Baugher stresses in the introduction that the book’s “primary focus is on process” rather than product. The book includes many examples of ekphrastic poems along with the art that inspired them, presented to illustrate and categorize broader principles about ekphrasis as well as to serve as models for writers. The Ekphrastic Writer takes an unconventional approach, musing its way into its discoveries and touching on a number of related subjects including early art engagement, psychology, and eye-brain-perception. Its organization is associative, under broad chapter headings such as “History, Criticism, and Conventions,” “Art Forms,” and “Museums.” Every chapter and page brims with efforts to engage the reader, not just in understanding the concepts but by participating in activities such as viewing recommended art, studying and imitating models, and writing to prompts.

Baugher calls the book “an invitation to marvel in the deep wonderment of the visual arts and to see how that marveling might ignite your writing,” and I have already experienced some of that from trying some of the prompts.

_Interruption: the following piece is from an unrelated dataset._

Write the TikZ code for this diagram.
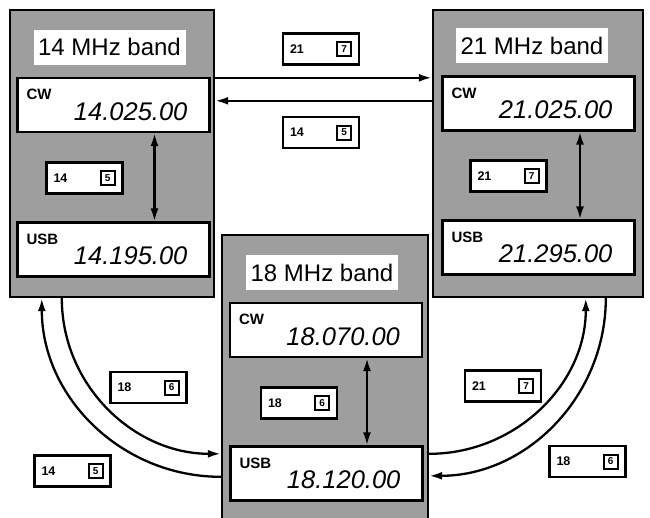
\documentclass[tikz,border=0pt]{standalone}
\usepackage{fontspec}
\setmainfont{Liberation Sans}
\usetikzlibrary{arrows.meta,calc}
\tikzset{
  bandbox/.style={draw=black, line width=2.4pt, fill=black!38, inner sep=0pt},
  titlebox/.style={fill=white, inner sep=0pt, minimum width=152pt, minimum height=35pt, font=\fontsize{24}{24}\selectfont},
  freqbox/.style={draw=black, fill=white, line width=2.2pt, minimum width=192pt, minimum height=54pt, inner sep=0pt},
  modetxt/.style={font=\bfseries\fontsize{15}{15}\selectfont, inner sep=0pt, anchor=north west},
  freqtxt/.style={font=\itshape\fontsize{25.5}{25.5}\selectfont, inner sep=0pt, anchor=base east},
  keybox/.style={draw=black, fill=white, line width=2.4pt, minimum width=76pt, minimum height=31pt, inner sep=0pt},
  keynum/.style={font=\bfseries\fontsize{12.5}{12.5}\selectfont, inner sep=0pt, anchor=west},
  keycap/.style={draw=black, line width=2pt, minimum width=14pt, minimum height=14pt, inner sep=0pt, font=\bfseries\fontsize{10}{10}\selectfont, anchor=east},
  conn/.style={line width=2.3pt, -{Latex[length=13pt,width=8pt]}},
  dconn/.style={line width=2.3pt, {Latex[length=13pt,width=8pt]}-{Latex[length=13pt,width=8pt]}}
}
\begin{document}
\begin{tikzpicture}[x=1pt,y=1pt]
\useasboundingbox (0,0) rectangle (650,-517);
\clip (0,0) rectangle (650,-517);
\fill[white] (0,0) rectangle (650,-517);

% bands
\node[bandbox, minimum width=204pt, minimum height=287pt] (band14) at (112,-153.5) {};
\node[bandbox, minimum width=210pt, minimum height=287pt] (band21) at (538,-153.5) {};
\node[bandbox, minimum width=206pt, minimum height=300pt] (band18) at (325,-385) {};

% titles
\node[titlebox] (t14) at (109.5,-47) {14 MHz band};
\node[titlebox] (t21) at (532,-45.5) {21 MHz band};
\node[titlebox] (t18) at (322,-272.5) {18 MHz band};

% frequency boxes
\node[freqbox] (cw14) at (113.5,-105) {};
\node[freqbox] (usb14) at (113.5,-249.5) {};
\node[freqbox] (cw21) at (538.5,-103.5) {};
\node[freqbox] (usb21) at (538.5,-247.5) {};
\node[freqbox] (cw18) at (326,-330) {};
\node[freqbox] (usb18) at (326.5,-473.5) {};

\foreach \b/\m/\f in {cw14/CW/14.025.00, usb14/USB/14.195.00, cw21/CW/21.025.00, usb21/USB/21.295.00, cw18/CW/18.070.00, usb18/USB/18.120.00}{
  \node[modetxt] (\b-m) at ($(\b.north west)+(10,-12)$) {\m};
  \node[freqtxt] (\b-f) at ($(\b.south east)+(-23,13)$) {\f};
}

% key labels
\foreach \n/\x/\y/\a/\k in {ka/321/49/21/7, kb/321/132.5/14/5, kc/84.5/178/14/5, kd/508.5/176/21/7, ke/299/403/18/6, kf/148.5/387.5/18/6, kg/72.5/471/14/5, kh/503/386/21/7, ki/587.5/461.5/18/6}{
  \node[keybox] (\n) at (\x,-\y) {};
  \node[keynum] (\n-n) at ($(\n.west)+(8,0)$) {\a};
  \node[keycap] (\n-k) at ($(\n.east)+(-8,0)$) {\k};
}

% connectors between bands (top)
\draw[conn] ($(band14.north east)+(0,-69)$) -- ($(band21.north west)+(0,-69)$);
\draw[conn] ($(band21.north west)+(0,-92)$) -- ($(band14.north east)+(0,-92)$);

% within-band double arrows
\draw[dconn] ($(cw14.south)+(41,0)$) -- ($(usb14.north)+(41,0)$);
\draw[dconn] ($(cw21.south)+(41.5,0)$) -- ($(usb21.north)+(41.5,0)$);
\draw[dconn] ($(cw18.south)+(41,0)$) -- ($(usb18.north)+(40.5,0)$);

% arcs
\draw[conn] ($(band18.north west)+(0,-243)$) to[out=180,in=-90] ($(band14.south west)+(33,0)$);
\draw[conn] ($(band14.south west)+(53,0)$) to[out=-90,in=180] ($(band18.north west)+(0,-220)$);
\draw[conn] ($(band18.north east)+(0,-220)$) to[out=0,in=-90] ($(band21.south west)+(154,0)$);
\draw[conn] ($(band21.south west)+(174,0)$) to[out=-90,in=0] ($(band18.north east)+(0,-242)$);
\end{tikzpicture}
\end{document}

I keep thinking about how fishermen can train their eyes to read water in order to know when the fish are about to strike. This book, it seems to me, can teach writers how to do something like that, and it also kind of hands them the river and the fish in it. All you need is an image—a photo or a painting, a bit of clip art, a postage stamp—and the skill to see it clearly and creatively, and then this book shows the way.

I agree that learning more about engaging with art can inspire self-reflection and creativity in writers, but it occurs to me there are other, non-writer, lessons to be learned here. “Any subject, I now know, can be taught using the visual arts as a starting point,” Baugher asserts in the book’s introduction. Learning how to read art by way of “deep-looking,” it seems to me, can lead to a more creative way of seeing that could be applied to a number of other areas of human endeavor, and maybe, even to a way of life.